=== Stored records ===
(begin)

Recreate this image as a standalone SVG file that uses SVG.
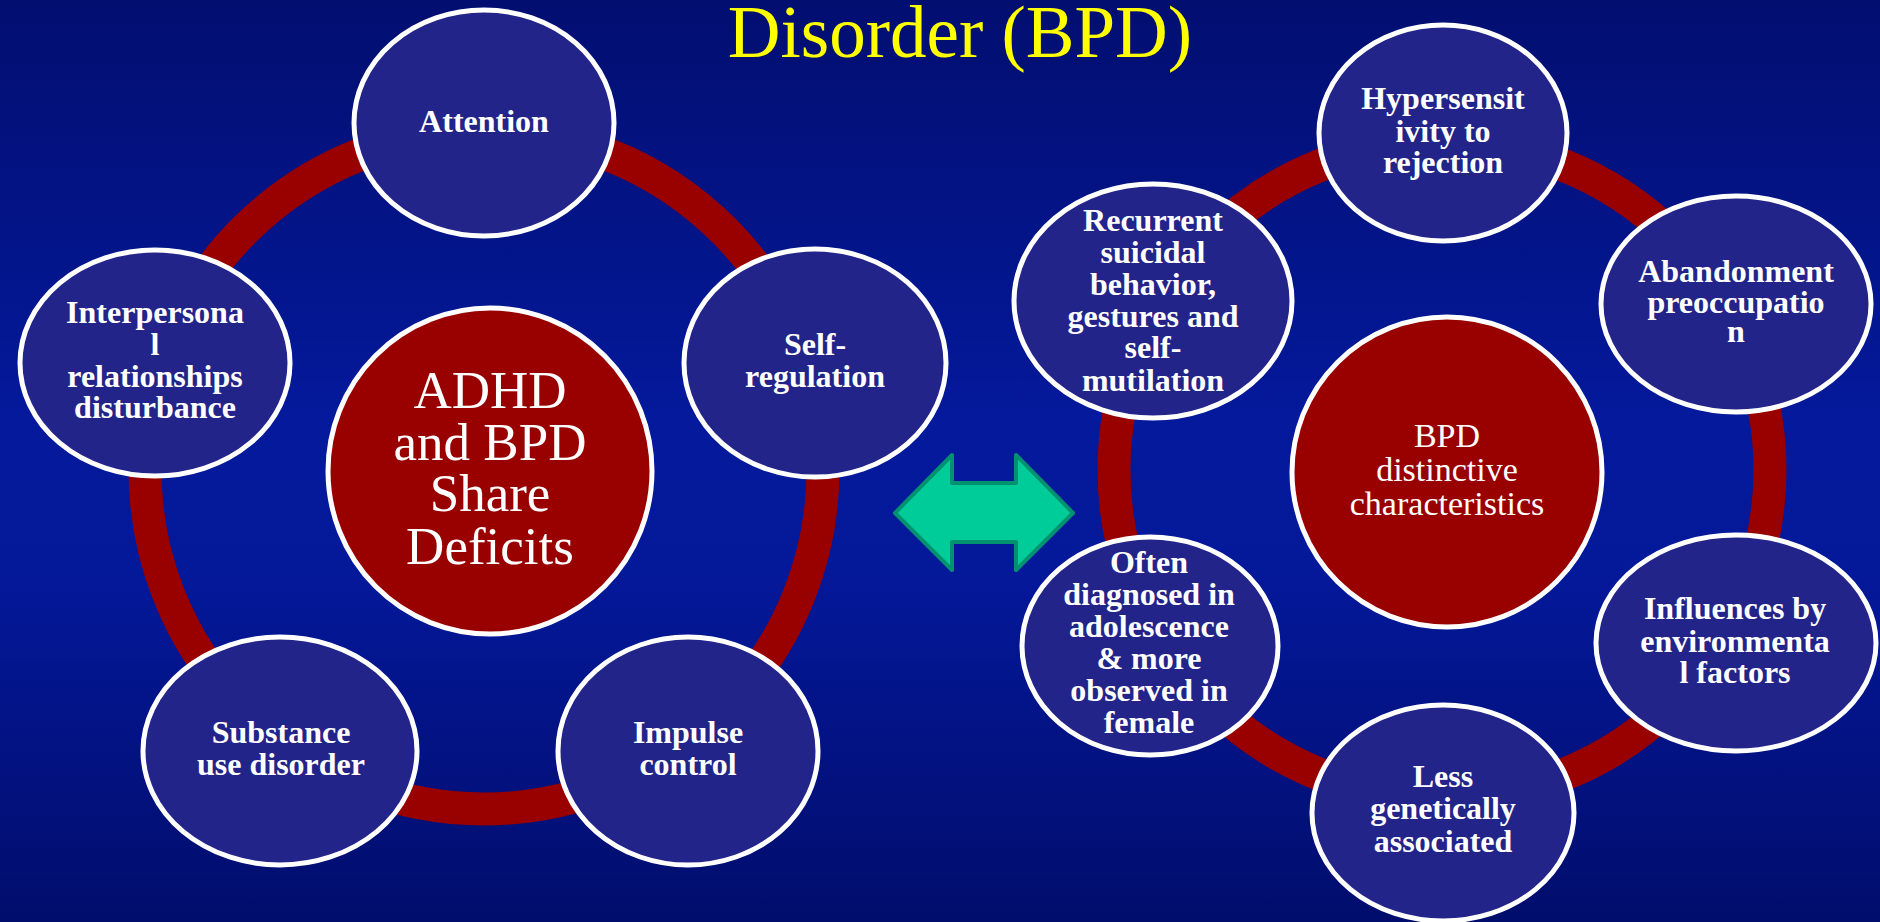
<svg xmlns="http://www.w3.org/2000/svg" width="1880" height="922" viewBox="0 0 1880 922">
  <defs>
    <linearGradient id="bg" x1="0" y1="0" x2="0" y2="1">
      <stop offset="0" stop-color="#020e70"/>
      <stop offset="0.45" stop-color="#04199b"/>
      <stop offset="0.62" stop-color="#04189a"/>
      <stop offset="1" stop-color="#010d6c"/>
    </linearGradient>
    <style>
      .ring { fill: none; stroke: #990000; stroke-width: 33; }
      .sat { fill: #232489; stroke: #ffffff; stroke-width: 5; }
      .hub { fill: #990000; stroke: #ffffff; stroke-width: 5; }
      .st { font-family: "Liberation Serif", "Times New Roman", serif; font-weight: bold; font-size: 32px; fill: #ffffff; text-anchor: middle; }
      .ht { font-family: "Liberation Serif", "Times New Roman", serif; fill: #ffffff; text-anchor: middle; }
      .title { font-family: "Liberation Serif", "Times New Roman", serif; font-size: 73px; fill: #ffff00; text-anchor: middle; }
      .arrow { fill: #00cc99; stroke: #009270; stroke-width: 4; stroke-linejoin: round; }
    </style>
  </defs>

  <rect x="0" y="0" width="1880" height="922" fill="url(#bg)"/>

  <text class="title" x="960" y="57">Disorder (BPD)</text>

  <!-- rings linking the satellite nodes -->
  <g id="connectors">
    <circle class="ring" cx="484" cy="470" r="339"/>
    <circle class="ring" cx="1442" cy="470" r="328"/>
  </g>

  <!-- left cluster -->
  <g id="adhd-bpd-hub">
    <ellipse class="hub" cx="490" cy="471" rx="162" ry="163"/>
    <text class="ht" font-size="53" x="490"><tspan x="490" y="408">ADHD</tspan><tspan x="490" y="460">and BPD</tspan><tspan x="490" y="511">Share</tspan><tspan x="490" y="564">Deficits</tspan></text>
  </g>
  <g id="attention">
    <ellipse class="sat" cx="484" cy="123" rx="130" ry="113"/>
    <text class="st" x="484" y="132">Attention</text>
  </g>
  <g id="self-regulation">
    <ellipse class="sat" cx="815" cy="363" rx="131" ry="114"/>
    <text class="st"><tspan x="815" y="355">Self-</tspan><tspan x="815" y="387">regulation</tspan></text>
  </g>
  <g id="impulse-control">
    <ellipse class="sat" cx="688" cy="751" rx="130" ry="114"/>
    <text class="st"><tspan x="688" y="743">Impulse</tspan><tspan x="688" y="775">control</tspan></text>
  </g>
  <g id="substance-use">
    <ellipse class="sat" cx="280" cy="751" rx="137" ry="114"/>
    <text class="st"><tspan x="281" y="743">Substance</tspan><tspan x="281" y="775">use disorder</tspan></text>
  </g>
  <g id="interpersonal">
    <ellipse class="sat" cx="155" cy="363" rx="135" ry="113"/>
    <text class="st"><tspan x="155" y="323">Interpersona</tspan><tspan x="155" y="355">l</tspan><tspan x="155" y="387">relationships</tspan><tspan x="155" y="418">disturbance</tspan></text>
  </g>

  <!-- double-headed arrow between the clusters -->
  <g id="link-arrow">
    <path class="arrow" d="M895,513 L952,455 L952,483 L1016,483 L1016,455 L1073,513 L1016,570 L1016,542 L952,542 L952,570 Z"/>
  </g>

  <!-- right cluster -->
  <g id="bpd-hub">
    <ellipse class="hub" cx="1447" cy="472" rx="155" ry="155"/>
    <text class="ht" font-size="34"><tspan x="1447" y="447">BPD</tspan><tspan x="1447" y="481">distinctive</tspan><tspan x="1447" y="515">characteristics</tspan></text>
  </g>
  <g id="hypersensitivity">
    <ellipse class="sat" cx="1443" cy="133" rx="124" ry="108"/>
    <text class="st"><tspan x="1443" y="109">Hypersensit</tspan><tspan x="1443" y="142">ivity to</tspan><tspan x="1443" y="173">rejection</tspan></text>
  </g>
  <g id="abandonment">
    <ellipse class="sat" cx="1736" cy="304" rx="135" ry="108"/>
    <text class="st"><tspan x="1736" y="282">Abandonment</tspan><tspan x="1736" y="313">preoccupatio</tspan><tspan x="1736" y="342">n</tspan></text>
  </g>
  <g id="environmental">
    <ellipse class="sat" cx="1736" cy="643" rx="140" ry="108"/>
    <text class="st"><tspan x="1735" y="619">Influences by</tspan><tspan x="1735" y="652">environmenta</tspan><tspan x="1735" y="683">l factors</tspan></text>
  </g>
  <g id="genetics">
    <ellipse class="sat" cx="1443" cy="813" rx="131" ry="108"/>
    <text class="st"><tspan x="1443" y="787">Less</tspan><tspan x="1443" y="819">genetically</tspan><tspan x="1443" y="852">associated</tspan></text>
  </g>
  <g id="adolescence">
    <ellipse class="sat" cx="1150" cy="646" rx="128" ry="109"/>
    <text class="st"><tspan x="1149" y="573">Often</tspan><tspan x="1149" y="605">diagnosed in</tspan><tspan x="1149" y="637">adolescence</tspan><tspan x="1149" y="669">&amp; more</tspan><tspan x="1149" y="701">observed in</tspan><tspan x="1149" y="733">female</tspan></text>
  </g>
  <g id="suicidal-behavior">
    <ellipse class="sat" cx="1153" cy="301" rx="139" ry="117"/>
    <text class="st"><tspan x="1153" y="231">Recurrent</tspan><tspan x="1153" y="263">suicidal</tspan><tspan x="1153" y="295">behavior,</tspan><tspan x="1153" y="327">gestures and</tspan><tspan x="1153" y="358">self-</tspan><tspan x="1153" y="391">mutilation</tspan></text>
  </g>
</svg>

(end)
(begin)

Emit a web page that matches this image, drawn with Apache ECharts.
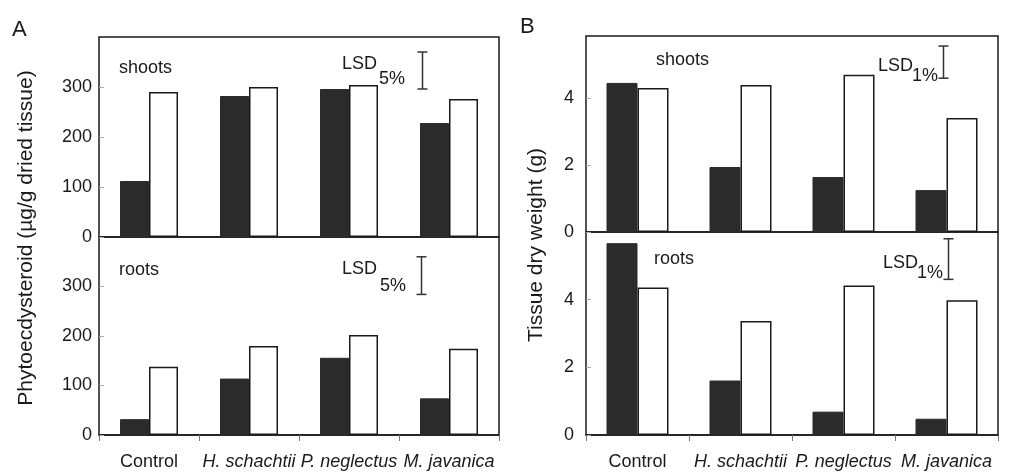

(end)
(begin)

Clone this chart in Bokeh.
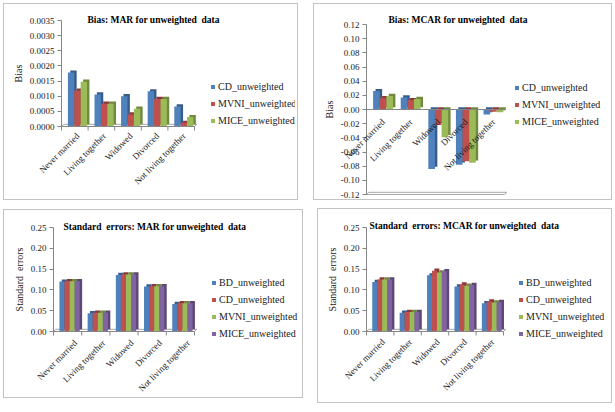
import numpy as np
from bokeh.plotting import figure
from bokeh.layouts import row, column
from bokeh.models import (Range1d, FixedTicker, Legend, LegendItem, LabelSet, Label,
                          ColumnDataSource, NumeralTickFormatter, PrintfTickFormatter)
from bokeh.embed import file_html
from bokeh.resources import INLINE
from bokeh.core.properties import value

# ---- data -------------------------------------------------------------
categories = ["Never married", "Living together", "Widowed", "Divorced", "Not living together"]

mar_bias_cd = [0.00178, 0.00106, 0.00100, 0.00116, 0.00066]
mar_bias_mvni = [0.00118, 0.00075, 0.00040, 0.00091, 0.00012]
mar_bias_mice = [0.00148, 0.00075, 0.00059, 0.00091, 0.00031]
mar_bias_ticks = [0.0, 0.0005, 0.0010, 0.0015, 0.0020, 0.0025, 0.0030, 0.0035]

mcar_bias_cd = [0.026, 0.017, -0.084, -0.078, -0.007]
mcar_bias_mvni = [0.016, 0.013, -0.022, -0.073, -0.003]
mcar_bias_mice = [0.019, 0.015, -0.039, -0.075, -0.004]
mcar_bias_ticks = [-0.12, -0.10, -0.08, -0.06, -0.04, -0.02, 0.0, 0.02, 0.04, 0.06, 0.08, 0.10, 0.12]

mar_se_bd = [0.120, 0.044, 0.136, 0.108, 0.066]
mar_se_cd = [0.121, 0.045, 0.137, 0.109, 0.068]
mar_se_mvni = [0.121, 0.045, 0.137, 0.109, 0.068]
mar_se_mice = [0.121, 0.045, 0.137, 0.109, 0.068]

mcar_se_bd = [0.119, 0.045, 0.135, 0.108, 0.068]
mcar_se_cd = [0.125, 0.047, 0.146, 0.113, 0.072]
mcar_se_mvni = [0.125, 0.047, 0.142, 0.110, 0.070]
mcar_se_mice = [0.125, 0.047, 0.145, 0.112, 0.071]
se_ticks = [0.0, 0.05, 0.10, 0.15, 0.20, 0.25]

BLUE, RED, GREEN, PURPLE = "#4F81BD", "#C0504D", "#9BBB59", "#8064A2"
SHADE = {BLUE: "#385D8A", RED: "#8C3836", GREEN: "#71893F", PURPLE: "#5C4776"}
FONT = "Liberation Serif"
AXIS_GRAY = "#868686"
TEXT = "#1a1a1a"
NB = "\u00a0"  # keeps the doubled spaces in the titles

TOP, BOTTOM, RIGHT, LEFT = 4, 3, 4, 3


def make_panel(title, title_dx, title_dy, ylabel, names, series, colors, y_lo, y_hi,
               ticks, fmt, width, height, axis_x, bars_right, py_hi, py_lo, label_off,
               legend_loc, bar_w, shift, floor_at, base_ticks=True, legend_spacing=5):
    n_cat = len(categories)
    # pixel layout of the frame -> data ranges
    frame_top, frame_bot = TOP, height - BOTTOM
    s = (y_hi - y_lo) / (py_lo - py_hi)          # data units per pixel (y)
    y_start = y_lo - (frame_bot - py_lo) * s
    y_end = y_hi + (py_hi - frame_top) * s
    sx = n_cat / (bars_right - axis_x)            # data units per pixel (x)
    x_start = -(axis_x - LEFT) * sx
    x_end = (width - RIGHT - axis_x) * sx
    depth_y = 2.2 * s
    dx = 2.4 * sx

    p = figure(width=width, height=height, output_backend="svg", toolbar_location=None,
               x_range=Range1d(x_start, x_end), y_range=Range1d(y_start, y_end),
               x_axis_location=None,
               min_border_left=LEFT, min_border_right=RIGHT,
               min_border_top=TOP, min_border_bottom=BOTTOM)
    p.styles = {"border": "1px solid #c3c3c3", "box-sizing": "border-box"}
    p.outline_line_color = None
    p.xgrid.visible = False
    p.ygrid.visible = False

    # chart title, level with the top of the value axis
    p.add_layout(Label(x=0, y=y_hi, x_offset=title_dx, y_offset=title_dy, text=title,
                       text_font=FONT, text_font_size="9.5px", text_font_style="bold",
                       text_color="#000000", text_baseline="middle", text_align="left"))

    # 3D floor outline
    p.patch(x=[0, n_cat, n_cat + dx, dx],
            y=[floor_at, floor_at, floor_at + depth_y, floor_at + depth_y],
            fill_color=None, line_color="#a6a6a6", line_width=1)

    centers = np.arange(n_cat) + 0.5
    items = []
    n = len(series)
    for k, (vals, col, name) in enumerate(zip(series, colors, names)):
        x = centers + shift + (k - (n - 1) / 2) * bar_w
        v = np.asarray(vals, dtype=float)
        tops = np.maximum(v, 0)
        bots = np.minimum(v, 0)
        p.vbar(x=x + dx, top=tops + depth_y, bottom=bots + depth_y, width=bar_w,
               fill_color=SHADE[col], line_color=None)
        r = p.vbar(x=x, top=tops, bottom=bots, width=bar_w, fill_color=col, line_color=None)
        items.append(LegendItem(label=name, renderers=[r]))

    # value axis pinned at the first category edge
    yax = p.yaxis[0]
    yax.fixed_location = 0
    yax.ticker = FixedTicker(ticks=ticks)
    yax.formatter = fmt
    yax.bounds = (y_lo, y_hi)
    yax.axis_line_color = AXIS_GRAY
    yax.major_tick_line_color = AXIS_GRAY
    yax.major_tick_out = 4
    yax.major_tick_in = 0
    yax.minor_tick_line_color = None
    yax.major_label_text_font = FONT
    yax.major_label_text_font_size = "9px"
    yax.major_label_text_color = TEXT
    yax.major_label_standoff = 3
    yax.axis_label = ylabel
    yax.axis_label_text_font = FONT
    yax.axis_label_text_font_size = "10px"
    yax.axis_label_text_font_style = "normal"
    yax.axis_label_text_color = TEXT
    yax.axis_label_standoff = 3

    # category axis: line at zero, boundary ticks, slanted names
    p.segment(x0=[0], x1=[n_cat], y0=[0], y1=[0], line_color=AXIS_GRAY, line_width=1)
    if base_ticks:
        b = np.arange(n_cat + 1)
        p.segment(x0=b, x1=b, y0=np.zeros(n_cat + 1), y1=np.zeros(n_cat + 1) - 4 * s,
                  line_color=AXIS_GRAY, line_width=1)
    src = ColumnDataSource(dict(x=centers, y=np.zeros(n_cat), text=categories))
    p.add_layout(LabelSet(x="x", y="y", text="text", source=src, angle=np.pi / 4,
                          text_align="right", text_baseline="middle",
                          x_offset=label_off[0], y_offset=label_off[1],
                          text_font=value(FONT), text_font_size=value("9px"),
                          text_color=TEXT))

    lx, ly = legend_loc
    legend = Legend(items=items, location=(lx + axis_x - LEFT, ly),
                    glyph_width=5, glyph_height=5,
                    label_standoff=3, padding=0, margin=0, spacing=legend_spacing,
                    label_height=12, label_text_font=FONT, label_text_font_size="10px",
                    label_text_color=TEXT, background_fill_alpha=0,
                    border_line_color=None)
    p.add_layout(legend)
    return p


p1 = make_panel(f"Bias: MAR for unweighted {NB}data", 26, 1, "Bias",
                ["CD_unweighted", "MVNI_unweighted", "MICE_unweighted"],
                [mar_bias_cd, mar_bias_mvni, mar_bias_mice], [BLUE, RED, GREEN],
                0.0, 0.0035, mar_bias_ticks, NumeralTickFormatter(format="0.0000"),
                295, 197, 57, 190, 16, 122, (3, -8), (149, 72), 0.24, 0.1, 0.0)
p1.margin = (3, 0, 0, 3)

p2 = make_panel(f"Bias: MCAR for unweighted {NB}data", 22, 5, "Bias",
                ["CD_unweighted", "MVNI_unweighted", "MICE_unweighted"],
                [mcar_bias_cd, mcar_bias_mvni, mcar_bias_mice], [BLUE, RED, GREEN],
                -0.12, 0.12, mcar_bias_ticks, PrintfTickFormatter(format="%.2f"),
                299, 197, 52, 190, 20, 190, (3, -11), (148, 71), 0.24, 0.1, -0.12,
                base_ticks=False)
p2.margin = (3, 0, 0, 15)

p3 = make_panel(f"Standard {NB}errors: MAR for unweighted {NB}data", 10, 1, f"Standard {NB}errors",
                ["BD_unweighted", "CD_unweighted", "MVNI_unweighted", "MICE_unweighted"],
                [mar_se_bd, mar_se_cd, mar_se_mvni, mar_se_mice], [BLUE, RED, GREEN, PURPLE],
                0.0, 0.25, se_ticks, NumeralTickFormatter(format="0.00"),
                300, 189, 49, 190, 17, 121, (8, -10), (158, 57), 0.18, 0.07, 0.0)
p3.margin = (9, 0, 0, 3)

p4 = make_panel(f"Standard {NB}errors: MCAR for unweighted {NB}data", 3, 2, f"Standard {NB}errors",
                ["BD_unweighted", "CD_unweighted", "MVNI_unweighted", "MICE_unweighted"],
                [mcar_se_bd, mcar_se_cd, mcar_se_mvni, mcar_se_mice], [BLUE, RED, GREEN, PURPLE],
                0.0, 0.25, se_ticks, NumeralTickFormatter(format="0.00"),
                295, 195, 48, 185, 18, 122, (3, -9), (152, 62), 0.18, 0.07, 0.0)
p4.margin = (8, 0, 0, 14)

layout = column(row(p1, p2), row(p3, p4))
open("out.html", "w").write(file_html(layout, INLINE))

(end)

=== What you should do ===
Give again, word for word, the lines from the one that contains "Clone this chart in Bokeh." to the one that contains "from bokeh.core.properties import value", both included. Omit the pictures.

=== The response ===
Clone this chart in Bokeh.
import numpy as np
from bokeh.plotting import figure
from bokeh.layouts import row, column
from bokeh.models import (Range1d, FixedTicker, Legend, LegendItem, LabelSet, Label,
                          ColumnDataSource, NumeralTickFormatter, PrintfTickFormatter)
from bokeh.embed import file_html
from bokeh.resources import INLINE
from bokeh.core.properties import value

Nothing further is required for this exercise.